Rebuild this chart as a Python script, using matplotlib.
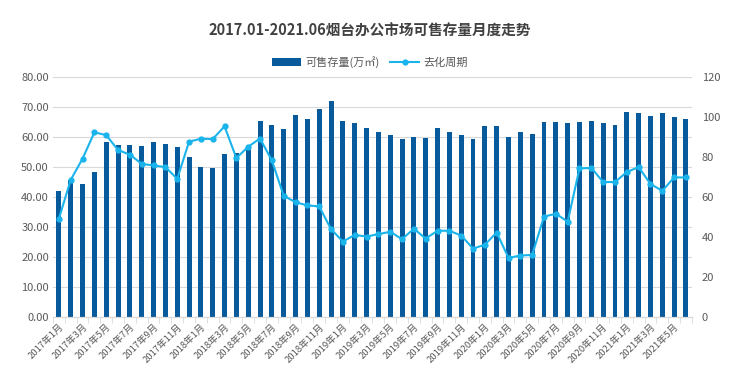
import matplotlib.pyplot as plt
import numpy as np

plt.rcParams['font.family'] = ['Noto Sans CJK SC', 'DejaVu Sans']

months = [f'{y}年{m}月' for y in range(2017, 2022) for m in range(1, 13)][:54]

stock = [42.0, 45.6, 44.2, 48.2, 58.2, 57.2, 57.2, 56.9, 58.2, 57.7, 56.7, 53.4,
         49.8, 49.5, 54.3, 54.5, 57.0, 65.2, 64.0, 62.7, 67.3, 66.1, 69.3, 71.9,
         65.2, 64.7, 63.0, 61.6, 60.7, 59.2, 60.1, 59.6, 63.0, 61.8, 60.5, 59.4,
         63.7, 63.6, 60.1, 61.5, 61.1, 65.0, 65.0, 64.6, 65.0, 65.4, 64.6, 64.0,
         68.3, 67.9, 67.1, 67.9, 66.7, 65.9]

cycle = [49.1, 68.5, 79.1, 92.3, 90.9, 83.4, 81.1, 76.5, 75.7, 74.9, 69.0, 87.6,
         89.1, 88.9, 95.3, 79.4, 85.1, 89.2, 78.2, 60.5, 57.3, 55.7, 55.2, 43.8,
         37.6, 40.9, 40.1, 41.3, 42.5, 38.8, 44.0, 39.1, 43.0, 43.0, 40.6, 34.1,
         36.0, 42.1, 29.4, 30.6, 30.9, 50.1, 51.5, 47.6, 74.2, 74.5, 67.4, 67.4,
         72.4, 74.9, 66.4, 63.0, 69.7, 69.7]

bar_color = '#075b9c'
line_color = '#1ab4ec'
txt = '#595959'

fig = plt.figure(figsize=(7.4, 3.88), dpi=100)
ax = fig.add_axes([0.0716, 0.184, 0.8634, 0.6175])
ax2 = ax.twinx()

x = np.arange(len(months))
b = ax.bar(x, stock, width=0.42, color=bar_color, zorder=2)
l, = ax2.plot(x, cycle, color=line_color, lw=1.5, marker='o', ms=3.5, zorder=3)

ax.set_xlim(-0.5, len(months) - 0.5)
ax.set_ylim(0, 80)
ax.set_yticks(np.arange(0, 81, 10))
ax.set_yticklabels([f'{v:.2f}' for v in np.arange(0, 81, 10)])
ax2.set_ylim(0, 120)
ax2.set_yticks(np.arange(0, 121, 20))

ax.grid(axis='y', color='#d9d9d9', lw=0.8, zorder=0)
ax.set_axisbelow(True)

for a in (ax, ax2):
    for s in ('top', 'left', 'right'):
        a.spines[s].set_visible(False)
    a.spines['bottom'].set_color('#d9d9d9')
ax.tick_params(axis='y', length=0, labelsize=8, colors=txt, pad=3)
ax2.tick_params(axis='y', length=0, labelsize=8, colors=txt, pad=7)

ax.set_xticks(x[::2])
ax.set_xticklabels(months[::2], rotation=45, ha='right', va='top',
                   rotation_mode='anchor', fontsize=6.8, color=txt)
ax.tick_params(axis='x', length=0, pad=4)
ax.set_xticks(np.arange(-0.5, len(months), 1), minor=True)
ax.tick_params(axis='x', which='minor', length=4, color='#d9d9d9')

fig.text(0.5, 0.922, '2017.01-2021.06烟台办公市场可售存量月度走势', ha='center', va='center',
         fontsize=10.5, fontweight='bold', color='#404040')
fig.legend([b, l], ['可售存量(万㎡)', '去化周期'], loc='center', bbox_to_anchor=(0.5, 0.84),
           ncol=2, frameon=False, fontsize=8, handlelength=2.6, handletextpad=0.4,
           columnspacing=1.0, labelcolor=txt)

fig.savefig('out.png', dpi=100)
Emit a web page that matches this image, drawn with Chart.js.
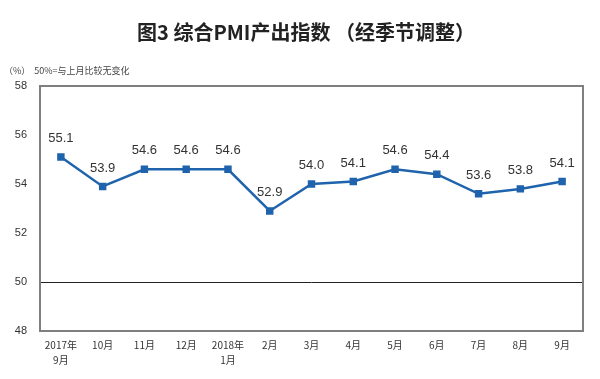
<!DOCTYPE html>
<html><head><meta charset="utf-8">
<script src="https://cdn.jsdelivr.net/npm/chart.js@4/dist/chart.umd.min.js"></script>
<style>html,body{margin:0;padding:0;background:#fff}#w{width:600px;height:379px}</style>
</head><body><div id="w"><canvas id="c"></canvas></div>
<script>
const categories = [["2017年","9月"],"10月","11月","12月",["2018年","1月"],"2月","3月","4月","5月","6月","7月","8月","9月"];
const values = [55.1,53.9,54.6,54.6,54.6,52.9,54.0,54.1,54.6,54.4,53.6,53.8,54.1];
const yTicks = [48,50,52,54,56,58];
const titleText = "图3 综合PMI产出指数 （经季节调整）";
const noteText = "（%）  50%=与上月比较无变化";
const FONT = '"Noto Sans CJK SC","Noto Sans",sans-serif';

const deco = {
  id:'deco',
  beforeDraw(chart){
    const ctx = chart.ctx;
    ctx.save();
    ctx.fillStyle='#fff';ctx.fillRect(0,0,chart.width,chart.height);
    ctx.fillStyle='#222';
    ctx.font='bold 20px '+FONT;
    ctx.textAlign='center';ctx.textBaseline='middle';
    ctx.fillText(titleText,306,32);
    ctx.font='9px '+FONT;ctx.fillStyle='#444';ctx.textAlign='left';
    ctx.fillText(noteText,4,71);
    ctx.restore();
  },
  afterDatasetsDraw(chart){
    const ctx=chart.ctx, a=chart.chartArea;
    ctx.save();
    ctx.strokeStyle='#7f7f7f';ctx.lineWidth=2;
    ctx.strokeRect(a.left,a.top,a.right-a.left,a.bottom-a.top);
    const meta=chart.getDatasetMeta(0);
    ctx.font='13px "Liberation Sans",Arial,sans-serif';ctx.fillStyle='#333';
    ctx.textAlign='center';ctx.textBaseline='bottom';
    meta.data.forEach((p,i)=>{ctx.fillText(values[i].toFixed(1),p.x,p.y-12);});
    ctx.restore();
  }
};

new Chart(document.getElementById('c'),{
  type:'line',
  data:{labels:categories,datasets:[{data:values,borderColor:'#1f63ad',backgroundColor:'#1f63ad',borderWidth:2.5,pointStyle:'rect',pointRadius:3.5,pointBackgroundColor:'#1f63ad',pointBorderColor:'#1f63ad',tension:0}]},
  options:{
    responsive:true,maintainAspectRatio:false,animation:false,devicePixelRatio:1,
    layout:{padding:{top:86,right:17,left:0,bottom:0}},
    plugins:{legend:{display:false},tooltip:{enabled:false}},
    scales:{
      x:{offset:true,grid:{display:false,drawTicks:false},border:{display:false},
        ticks:{color:'#333',font:{size:10,family:FONT,lineHeight:1.5},padding:7,maxRotation:0,autoSkip:false},
        afterFit(s){s.height=48;}},
      y:{min:48,max:58,grid:{drawTicks:false,color:c=>c.tick&&c.tick.value===50?'#222':'rgba(0,0,0,0)',lineWidth:1},border:{display:false},
        afterBuildTicks(s){s.ticks=yTicks.map(v=>({value:v}));},
        ticks:{color:'#333',font:{size:11,family:'"Liberation Sans",Arial,sans-serif'},padding:13},
        afterFit(s){s.width=40;}}
    }
  },
  plugins:[deco]
});
</script></body></html>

──────────────────────────────

### What is being asked
Reproduce the material above exactly, first line through the line that contains "labelsize=8, colors=txt, pad=7)", minus the pictures.

### Task solution
Rebuild this chart as a Python script, using matplotlib.
import matplotlib.pyplot as plt
import numpy as np

plt.rcParams['font.family'] = ['Noto Sans CJK SC', 'DejaVu Sans']

months = [f'{y}年{m}月' for y in range(2017, 2022) for m in range(1, 13)][:54]

stock = [42.0, 45.6, 44.2, 48.2, 58.2, 57.2, 57.2, 56.9, 58.2, 57.7, 56.7, 53.4,
         49.8, 49.5, 54.3, 54.5, 57.0, 65.2, 64.0, 62.7, 67.3, 66.1, 69.3, 71.9,
         65.2, 64.7, 63.0, 61.6, 60.7, 59.2, 60.1, 59.6, 63.0, 61.8, 60.5, 59.4,
         63.7, 63.6, 60.1, 61.5, 61.1, 65.0, 65.0, 64.6, 65.0, 65.4, 64.6, 64.0,
         68.3, 67.9, 67.1, 67.9, 66.7, 65.9]

cycle = [49.1, 68.5, 79.1, 92.3, 90.9, 83.4, 81.1, 76.5, 75.7, 74.9, 69.0, 87.6,
         89.1, 88.9, 95.3, 79.4, 85.1, 89.2, 78.2, 60.5, 57.3, 55.7, 55.2, 43.8,
         37.6, 40.9, 40.1, 41.3, 42.5, 38.8, 44.0, 39.1, 43.0, 43.0, 40.6, 34.1,
         36.0, 42.1, 29.4, 30.6, 30.9, 50.1, 51.5, 47.6, 74.2, 74.5, 67.4, 67.4,
         72.4, 74.9, 66.4, 63.0, 69.7, 69.7]

bar_color = '#075b9c'
line_color = '#1ab4ec'
txt = '#595959'

fig = plt.figure(figsize=(7.4, 3.88), dpi=100)
ax = fig.add_axes([0.0716, 0.184, 0.8634, 0.6175])
ax2 = ax.twinx()

x = np.arange(len(months))
b = ax.bar(x, stock, width=0.42, color=bar_color, zorder=2)
l, = ax2.plot(x, cycle, color=line_color, lw=1.5, marker='o', ms=3.5, zorder=3)

ax.set_xlim(-0.5, len(months) - 0.5)
ax.set_ylim(0, 80)
ax.set_yticks(np.arange(0, 81, 10))
ax.set_yticklabels([f'{v:.2f}' for v in np.arange(0, 81, 10)])
ax2.set_ylim(0, 120)
ax2.set_yticks(np.arange(0, 121, 20))

ax.grid(axis='y', color='#d9d9d9', lw=0.8, zorder=0)
ax.set_axisbelow(True)

for a in (ax, ax2):
    for s in ('top', 'left', 'right'):
        a.spines[s].set_visible(False)
    a.spines['bottom'].set_color('#d9d9d9')
ax.tick_params(axis='y', length=0, labelsize=8, colors=txt, pad=3)
ax2.tick_params(axis='y', length=0, labelsize=8, colors=txt, pad=7)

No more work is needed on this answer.